Worship & Pain
If you're like me worship has taken on many forms throughout my life. I grew up in a super pentecostal church and worship was very lively and spirit filled. Nowadays I've figured out my own way of worshipping and have found a lot of freedom to express worship in my own way. Worship has always been something very close to my heart. It's my fast track to the presence of God and is very much a part of how I am wired to connect with Him.
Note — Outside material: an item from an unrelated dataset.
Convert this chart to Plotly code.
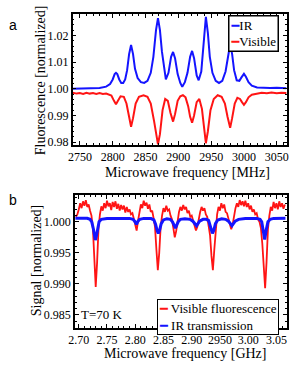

Recently, I went through something painful. In the midst of this painful situation, in a corporate worship setting, I found myself having such a hard time connecting to what was happening in the room. It was a particularly powerful worship service too. Usually I can connect right away and enter in. I was wrestling with this and kept thinking, I just need to power through the pain and get to the praising. I tried that for a bit but that didn't feel right. My desire was to be able to do what I always do and get right into His presence but this pain could not be set aside for worship. I kept apologizing to God for not being able to enter into praise and then He spoke to me.
He said, "Worship, right now, looks like you letting me in. That's worship. I don't need your praises. I want you. I want you to let me in to comfort you." As you can imagine, immediate bawling ensued. God, so preciously, wanted to be near to me. I wanted to prove to Him that I could worship through the pain just as passionately as I usually do and He wanted me, as I was, in the pain. In fact, He wanted to come and be with me in my pain. What a precious and loving Father.
This experience gave me such a new perspective on worship. A lot of times we mask our pain or set it aside to worship and God's actually not asking us to do that. He's asking us to let Him into the pain. We want to put on a brave face for God and He's asking for our real, raw emotions.
I was reminded this week of God, the Comforter. I sadly don't think of God very often as the Comforter (I will now). The Comforter that genuinely longs to love on us like an earthly Father would his son or daughter when they are in pain. He wants to take us up into His arms and just hold us. He's not trying to solve it. He's not trying to fix it. He's just going to love on us. God doesn't need you to be brave. He just wants to be with you, in whatever state you are in, to comfort you.
Isaiah 66:13 As a mother comforts her child so I will comfort you.